Egalitarian Effect of Search Engines

John points at an Economist article that mentions The Egalitarian Effect of Search Engines, which is based upon a thesis that search engines tend to send more traffic than expected to lower popular sites.

The study is under scrutiny, but it is a bit counter to the commonly held thought of the rich get richer effect of linkage often mentioned in the SEO sphere.

It is a bit hard to isolate any one factor to determine how search interacts with it. You also have to consider the effects of most popular lists and how those build more linkage at things that are already popular. You know it is getting out of hand when their are aggregators like Diggdot.us that mash up the most popular items from different bookmarking channels.

I believe that as you go to more competitive fields generally competition scales faster than profit, and there is great value in being in a number of smaller niches. Perhaps the single best reason to have a high profile site in a competitive market is to make it easier to launch other channels.
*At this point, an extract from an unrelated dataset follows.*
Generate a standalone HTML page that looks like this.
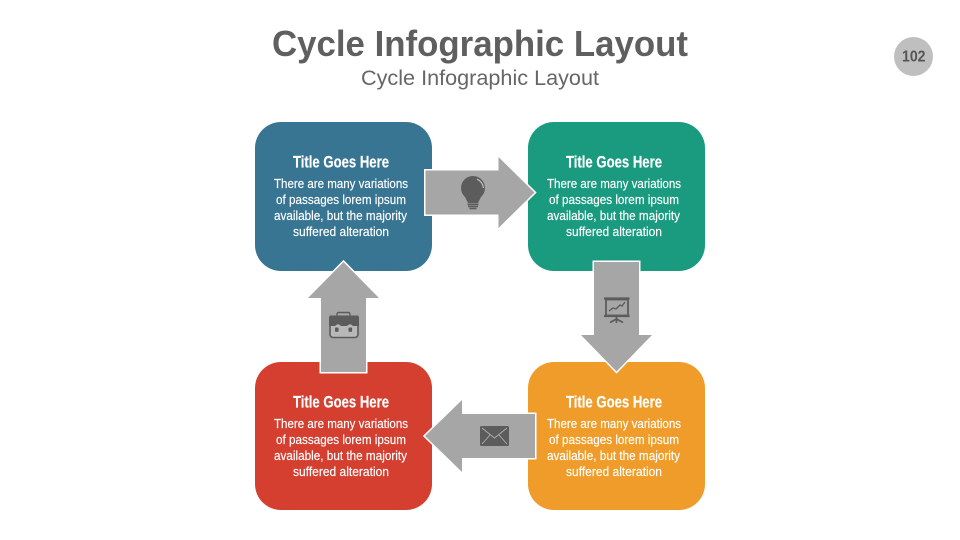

When starting a new website it is cool to look at the power laws that guide the web and try to understand them and use them to your advantage, but I think it is far more important to:

  • see how they apply specifically to your sector of the web

  • think of other sectors near your topic that may be able to give you broader coverage
  • pick topics that would be easy to dominate
  • learn how to become an exception to the rule
Published: November 21, 2005 by Aaron Wall in internet

Comments

November 29, 2005 - 4:07pm

Hi,

I totally agree, having a powerfull domains means much easier start for other niches.

Steady long lasting domain will power it;s subdomains almost like it's own pages.